The background restore operation does not happen instantly. Until the repo is cloned to the local cache, accurate type information is not available:

If/when restore fails:

Versioning

Git makes no immutability guarantees whatsoever:

The enforcement of any versioning rules in any repo is the responsibility of the repo maintainers.

Q: Do we allow references to main or master? (main or master are like any other ref, so we should.)

CLI

bicep build

Since Bicep modules can contain references to modules that exist in other Git repositories, the module contents may not exist on the local system. If the Bicep file contains references to external modules, the bicep build command pulls the referenced artifacts before type checking and code generation and stores them on the local file system. (In the compiler pipeline, the pull step occurs after parsing but before type checking is done.)

By default, the module cache is located in the .bicep directory under the current working dir. If the module being built via bicep build is also in a Git repo, the .bicep directory must be added to .gitignore.

Q: Should we support a central path here similar to NuGet? The trade-off is more file I/O concurrency with the benefit of more disk space reuse.

bicep restore

In certain usecases (Docker and some CI systems), the restore and build operations need to be separated. This can be accomplished as follows:

  1. bicep pull
  2. bicep build --no-restore main.bicep

Git CLI dependency

The module restore process uses the git clone command to clone the Git repos. The git CLI is not included with the Bicep and must be installed on the local machine and present in the PATH.

If module restore from a Git repo is attempted on a machine that does not have Git CLI installed, the restore operation will fail and the error messages will point out the missing dependency. The language server will remain fully functional in this state.

Q: Do we need an env var to point to the Git CLI location? Is there an existing one we could use?

Private repos

All of the major Git hosting providers have private repo offerings including standalone on-premises implementations for isolated/restricted networking scenarios. Git itself provides various options to help with credential management and auth to repositories.

Local repos

A local Git repo can be created in the local file system via the git init command. However, without pushing to a remote, the local repo will not be resilient to local storage failures. Given the ease with which private or public repos can be created on GitHub, there isn't a lot of value in supporting local repos. (Can revisit if user feedback indicates otherwise.)

If need be, we can support the following style of references for local repos:

module mod 'git:file://<local path>@v0.4/module-name' = {
  ...
}

Repo directory structure

One module per repo

📦root
 ┣ 📜main.bicep
 ┣ 📜main.json
 ┣ 📜metadata.json
 ┗ 📜README.md

Multiple moduels per repo

📦multi
 ┣ 📂module1
 ┃ ┣ 📜main.bicep
 ┃ ┣ 📜main.json
 ┃ ┣ 📜metadata.json
 ┃ ┗ 📜README.md
 ┗ 📂module2
 ┃ ┣ 📂local-modules
 ┃ ┃ ┗ 📜somemodule.bicep
 ┃ ┣ 📜main.bicep
 ┃ ┣ 📜main.json
 ┃ ┣ 📜metadata.json
 ┃ ┗ 📜README.md

Deeper folder hierarchies will be allowed as well.

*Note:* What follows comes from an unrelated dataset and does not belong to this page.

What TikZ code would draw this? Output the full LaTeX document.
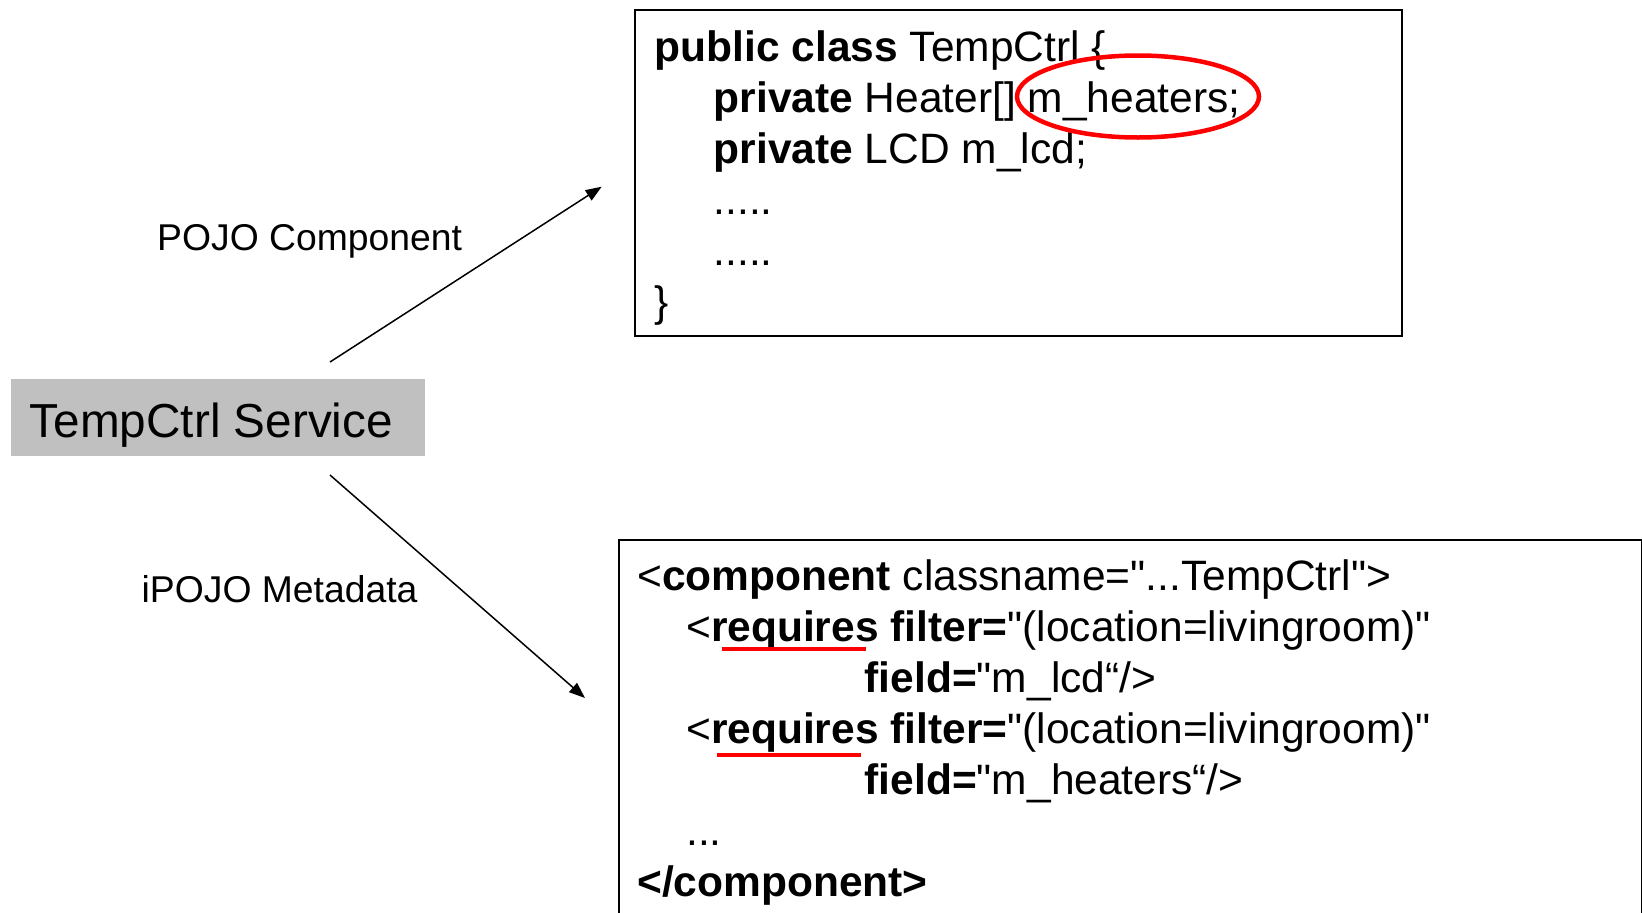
\documentclass[tikz,border=0pt]{standalone}
\usepackage{fontspec}
% no TeX ligature mapping, so " stays a straight double quote
\setmainfont{Liberation Sans}[Ligatures=TeXOff]
\usetikzlibrary{arrows.meta}
\definecolor{svcgray}{RGB}{192,192,192}
\begin{document}
\begin{tikzpicture}[x=1pt,y=-1pt,
  framebox/.style={draw=black, line width=2pt, inner sep=0pt, anchor=north west},
  codeline/.style={anchor=base west, inner sep=0pt, font=\fontsize{42.5}{51}\selectfont},
  caption/.style={anchor=base west, inner sep=0pt, font=\fontsize{37.3}{45}\selectfont},
  link/.style={line width=1.5pt, -{Triangle[length=16pt,width=12pt]}},
  highlight/.style={draw=red, line width=4.5pt}]

\useasboundingbox (0,0) rectangle (1642,913);

% service box
\node[fill=svcgray, inner sep=0pt, anchor=north west,
      minimum width=414.5pt, minimum height=76.5pt] (svc) at (10.5,379) {};
\node[anchor=base west, inner sep=0pt, font=\fontsize{47.7}{57}\selectfont]
      (svctext) at (29.6,437) {TempCtrl Service};

% Java class box
\node[framebox, minimum width=767pt, minimum height=325.7pt] (pojo) at (634,9.3) {};
\node[codeline] (j1) at (654.6,61)  {\textbf{public class} TempCtrl \{};
\node[codeline] (j2) at (713.5,112) {\textbf{private} Heater[] m\_heaters;};
\node[codeline] (j3) at (713.5,163) {\textbf{private} LCD m\_lcd;};
\node[codeline] (j4) at (713.5,214) {.....};
\node[codeline] (j5) at (713.5,265) {.....};
\node[codeline] (j6) at (654.6,316) {\}};

% metadata box
\node[framebox, minimum width=1023pt, minimum height=400pt] (meta) at (618,539) {};
\node[codeline] (x1) at (637,590) {<\textbf{component} classname="...TempCtrl">};
\node[codeline] (x2) at (686,641) {<\textbf{requires filter=}"(location=livingroom)"};
\node[codeline] (x3) at (864.5,692) {\textbf{field=}"m\_lcd“/>};
\node[codeline] (x4) at (686,743) {<\textbf{requires filter=}"(location=livingroom)"};
\node[codeline] (x5) at (864.5,794) {\textbf{field=}"m\_heaters“/>};
\node[codeline] (x6) at (686,845) {...};
\node[codeline] (x7) at (637,896) {\textbf{</component>}};

% highlights
\draw[highlight] (1138,96.5) ellipse [x radius=121, y radius=41];
\draw[highlight] (722,649) -- (866,649);
\draw[highlight] (717,755) -- (861,755);

% connectors
\coordinate (up0) at (330,362);
\coordinate (up1) at (601.7,186.7);
\coordinate (dn0) at (330,475);
\coordinate (dn1) at (585,698);
\draw[link] (up0) -- (up1);
\draw[link] (dn0) -- (dn1);

\node[caption] (lpojo) at (157,250) {POJO Component};
\node[caption] (lmeta) at (141.5,602) {iPOJO Metadata};
\end{tikzpicture}
\end{document}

For a more in-depth discussion on file types that make up a module, see #3266.

Q: Git will not work well for sharing binaries like custom Bicep rules and analyzers. Do we need a separate mechanism for packaging those? (It may still remain viable for sharing types if they use a non-binary format.)

Q: Do we need a mechanism for ensuring the integrity of all the files? This could avoid inconsistencies between all the files in a module and also help defend against supply chain attacks.

alex-frankel commented 3 years ago

Thanks @majastrz -- is there a reason we don't have a section on "Creating packages"? We have that in the NuGet and OCI equivalent issues.

majastrz commented 3 years ago

Mainly because there's no package to create. The repo is the "package". However, we will need to discuss what the module repo maintainer's workflow looks like.

majastrz commented 3 years ago

Some additional notes from various discussions:

majastrz commented 3 years ago

Closing since we decided not to use Git for now (see #2128 for more details). That said, we are not closing the door to this approach permanently and may revisit in the future to make it easier to support quick proof-of-concept types of use cases.